Yeah. And I’m looking at the numbers. The metric they’re using is average return. That like there is like we’re talking about at any given time step we’re talking about the difference of maybe 25 or 30% difference in the total results, which is pretty big.
Yeah. And, and the point here is that even reporting averages on a small number of samples can lead you to bad conclusions. And so you really need to be careful or you’re going to just make non- scientific invalid conclusions. So if you’re looking at papers, if you want to actually follow along the paper, I think figure 2 in the Reporting Score Distributions Makes a Difference paper that NER paper is really nice. It would be lovely if all results were reported like this. It’s got the, it’s called a violin plot. It shows two distributions next to each other from performance over training runs for two different methods. It’s a, I really like this.
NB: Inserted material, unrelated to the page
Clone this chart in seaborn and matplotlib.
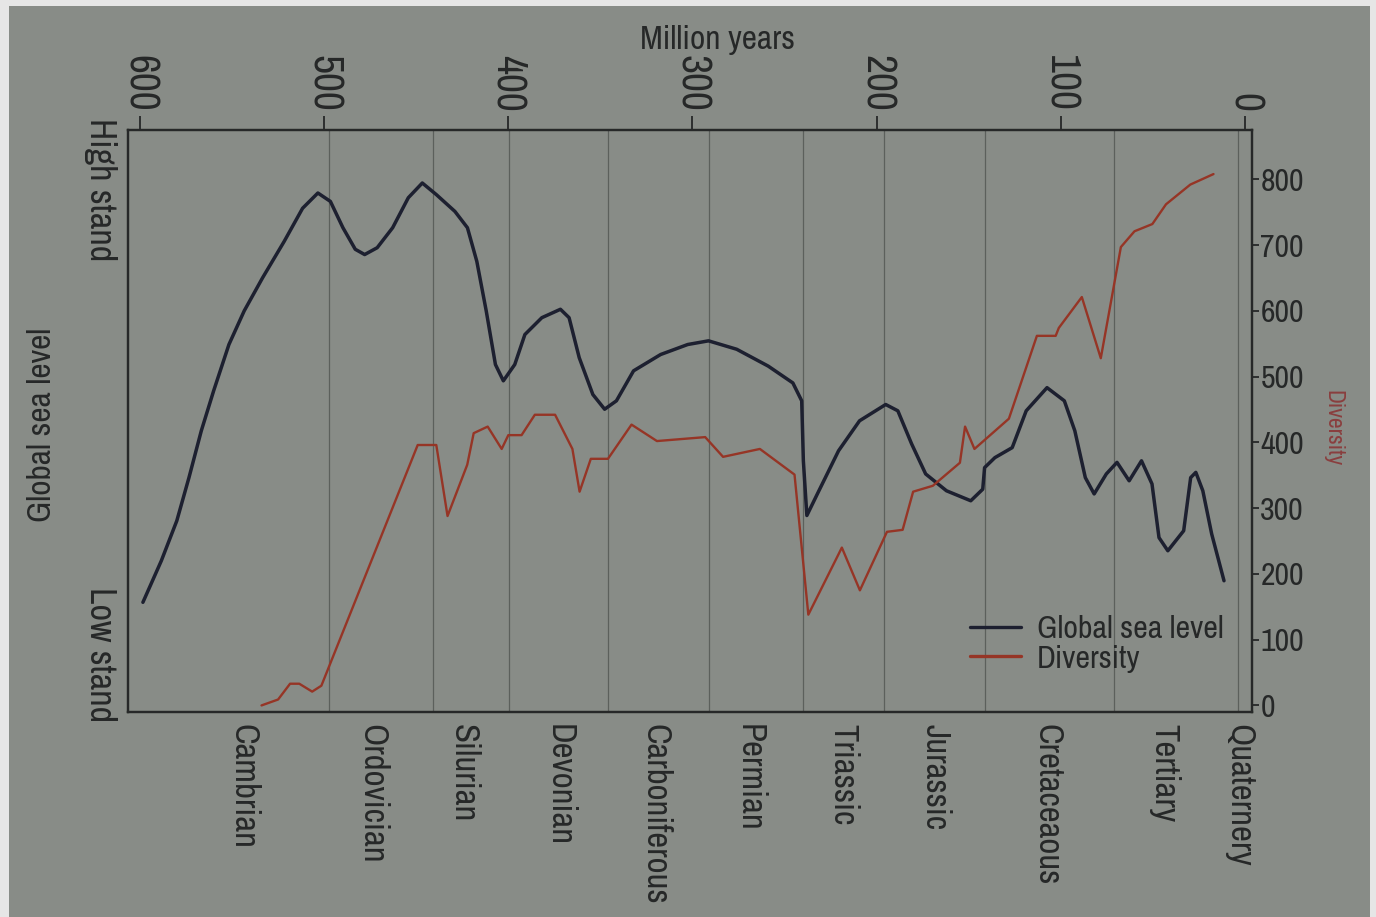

It’s not really practical in a lot of cases we want, we don’t want to just like compare two numbers or two methods. We have a large number of methods that we want to compare to. Oftentimes we don’t have access to the code that we can actually recompute this distribution. There are many different configurations. Maybe you’re trying to compute like dependency parsing results for large number of languages. Each of these pair-wise comparisons and for every language need to create a one of these graphs.
Okay. That, that’s a totally fair point. So let me amend my recommendation slightly and that is that any paper these days that has published with with significant training variants should report, I mean and a standard deviation at least for many runs of training their algorithm.
That makes sense. How many runs do you think is reasonable?
The more that you can do, the better the statistical tests that other people can do to compare to your work and how many that requires. Well, statistics will tell you that, right? The more the better, I guess is all you can say. But I, yeah, we won’t go into the power of statistical tests. You can look at a statistics textbook for that.
That’s good. Thank you very much for for this interesting discussion.